SET EXERCISE:
Your task is to copy the listing exactly, with the pictures left out.

GIVEN MATERIAL:

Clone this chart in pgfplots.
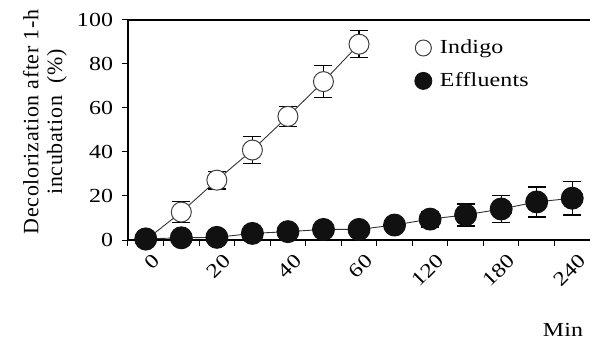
\documentclass[border=0pt]{standalone}
\usepackage{fontspec}
\setmainfont[Ligatures=NoCommon, FakeStretch=1.2, LetterSpace=1]{Liberation Serif}
\newfontfamily\ylfont[Ligatures=NoCommon, LetterSpace=3]{Liberation Serif}
\usepackage{pgfplots}
\pgfplotsset{compat=1.18}
\usepackage{pgfplotstable}
\usetikzlibrary{calc}
\definecolor{mk}{HTML}{111111}
\pgfplotstableread{
x y e
1 0 0
2 12.7 4.8
3 27.2 4.0
4 40.9 6.2
5 56.2 4.6
6 72.0 7.3
7 89.0 6.2
}\indigo
\pgfplotstableread{
x y e
1 0.5 0
2 1.0 0.5
3 1.2 0.5
4 3.0 1.0
5 3.8 1.0
6 4.8 1.0
7 4.8 1.0
8 6.8 2.0
9 9.5 3.6
10 11.4 5.0
11 14.1 6.1
12 17.3 6.8
13 19.0 7.7
}\effl
\begin{document}
\fontsize{20}{24}\selectfont
\begin{tikzpicture}
\begin{axis}[
  scale only axis, width=462bp, height=220bp,
  xmin=0.5, xmax=13.5, ymin=0, ymax=100,
  axis x line*=bottom, axis y line*=left,
  axis line style={line width=1.2bp, -},
  ytick={0,20,...,100},
  xtick={1,3,5,7,9,11,13},
  xticklabels={0,20,40,60,120,180,240},
  major x tick style={draw=none},
  minor xtick={0.5,1.5,...,13.5},
  minor x tick style={line width=1bp, black},
  minor tick length=6bp,
  tick align=outside, major tick length=6bp,
  y tick style={line width=1bp, black},
  tick label style={font=\fontsize{20}{24}\selectfont},
  /pgf/number format/assume math mode=true,
  xticklabel style={rotate=45, anchor=north east, xshift=6bp, yshift=-2bp},
  yticklabel style={xshift=-2bp},
  ylabel={\begin{tabular}{c}Decolorization after 1-h\\incubation\ \ (\%)\end{tabular}},
  ylabel style={font=\ylfont\fontsize{22}{24}\selectfont, yshift=-6bp, xshift=8bp},
  legend style={draw=none, fill=none, at={(rel axis cs:0.613,0.93)}, anchor=north west, font=\fontsize{20}{24}\selectfont, row sep=12bp},
  legend cell align=left,
  clip=false,
]
\coordinate (o) at (rel axis cs:0,0);
\draw[line width=1.2bp] (rel axis cs:0,1) -- (rel axis cs:1,1);
\addplot[color=black!80, line width=0.9bp, mark=*, mark size=10bp,
  mark options={fill=white, draw=black!75, line width=1bp},
  legend image code/.code={\path (0,0) (0.8cm,0); \draw[mark=*, mark size=8bp, mark options={fill=white, draw=black!75, line width=1bp}] plot coordinates {(0.3cm,0cm)};},
  error bars/.cd, y dir=both, y explicit,
  error bar style={line width=1.3bp, black},
  error mark options={rotate=90, mark size=9bp, line width=1.3bp, black}]
  table[x=x, y=y, y error=e] {\indigo};
\addlegendentry{Indigo}
\addplot[color=black!80, line width=0.9bp, mark=*, mark size=11bp,
  mark options={fill=mk, draw=mk},
  legend image code/.code={\path (0,0) (0.8cm,0); \draw[mark=*, mark size=8.5bp, mark options={fill=mk, draw=mk}] plot coordinates {(0.3cm,0cm)};},
  error bars/.cd, y dir=both, y explicit,
  error bar style={line width=1.3bp, black},
  error mark options={rotate=90, mark size=9bp, line width=1.3bp, black}]
  table[x=x, y=y, y error=e] {\effl};
\addlegendentry{Effluents}
\end{axis}
\node[anchor=east] at ($(o)+(462bp,-90bp)$) {Min};
\pgfresetboundingbox
\path ($(o)+(-128bp,-109bp)$) rectangle ($(o)+(462bp,240bp)$);
\end{tikzpicture}
\end{document}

WRITTEN SOLUTION:
Clone this chart in pgfplots.
\documentclass[border=0pt]{standalone}
\usepackage{fontspec}
\setmainfont[Ligatures=NoCommon, FakeStretch=1.2, LetterSpace=1]{Liberation Serif}
\newfontfamily\ylfont[Ligatures=NoCommon, LetterSpace=3]{Liberation Serif}
\usepackage{pgfplots}
\pgfplotsset{compat=1.18}
\usepackage{pgfplotstable}
\usetikzlibrary{calc}
\definecolor{mk}{HTML}{111111}
\pgfplotstableread{
x y e
1 0 0
2 12.7 4.8
3 27.2 4.0
4 40.9 6.2
5 56.2 4.6
6 72.0 7.3
7 89.0 6.2
}\indigo
\pgfplotstableread{
x y e
1 0.5 0
2 1.0 0.5
3 1.2 0.5
4 3.0 1.0
5 3.8 1.0
6 4.8 1.0
7 4.8 1.0
8 6.8 2.0
9 9.5 3.6
10 11.4 5.0
11 14.1 6.1
12 17.3 6.8
13 19.0 7.7
}\effl
\begin{document}
\fontsize{20}{24}\selectfont
\begin{tikzpicture}
\begin{axis}[
  scale only axis, width=462bp, height=220bp,
  xmin=0.5, xmax=13.5, ymin=0, ymax=100,
  axis x line*=bottom, axis y line*=left,
  axis line style={line width=1.2bp, -},
  ytick={0,20,...,100},
  xtick={1,3,5,7,9,11,13},
  xticklabels={0,20,40,60,120,180,240},
  major x tick style={draw=none},
  minor xtick={0.5,1.5,...,13.5},
  minor x tick style={line width=1bp, black},
  minor tick length=6bp,
  tick align=outside, major tick length=6bp,
  y tick style={line width=1bp, black},
  tick label style={font=\fontsize{20}{24}\selectfont},
  /pgf/number format/assume math mode=true,
  xticklabel style={rotate=45, anchor=north east, xshift=6bp, yshift=-2bp},
  yticklabel style={xshift=-2bp},
  ylabel={\begin{tabular}{c}Decolorization after 1-h\\incubation\ \ (\%)\end{tabular}},
  ylabel style={font=\ylfont\fontsize{22}{24}\selectfont, yshift=-6bp, xshift=8bp},
  legend style={draw=none, fill=none, at={(rel axis cs:0.613,0.93)}, anchor=north west, font=\fontsize{20}{24}\selectfont, row sep=12bp},
  legend cell align=left,
  clip=false,
]
\coordinate (o) at (rel axis cs:0,0);
\draw[line width=1.2bp] (rel axis cs:0,1) -- (rel axis cs:1,1);
\addplot[color=black!80, line width=0.9bp, mark=*, mark size=10bp,
  mark options={fill=white, draw=black!75, line width=1bp},
  legend image code/.code={\path (0,0) (0.8cm,0); \draw[mark=*, mark size=8bp, mark options={fill=white, draw=black!75, line width=1bp}] plot coordinates {(0.3cm,0cm)};},
  error bars/.cd, y dir=both, y explicit,
  error bar style={line width=1.3bp, black},
  error mark options={rotate=90, mark size=9bp, line width=1.3bp, black}]
  table[x=x, y=y, y error=e] {\indigo};
\addlegendentry{Indigo}
\addplot[color=black!80, line width=0.9bp, mark=*, mark size=11bp,
  mark options={fill=mk, draw=mk},
  legend image code/.code={\path (0,0) (0.8cm,0); \draw[mark=*, mark size=8.5bp, mark options={fill=mk, draw=mk}] plot coordinates {(0.3cm,0cm)};},
  error bars/.cd, y dir=both, y explicit,
  error bar style={line width=1.3bp, black},
  error mark options={rotate=90, mark size=9bp, line width=1.3bp, black}]
  table[x=x, y=y, y error=e] {\effl};
\addlegendentry{Effluents}
\end{axis}
\node[anchor=east] at ($(o)+(462bp,-90bp)$) {Min};
\pgfresetboundingbox
\path ($(o)+(-128bp,-109bp)$) rectangle ($(o)+(462bp,240bp)$);
\end{tikzpicture}
\end{document}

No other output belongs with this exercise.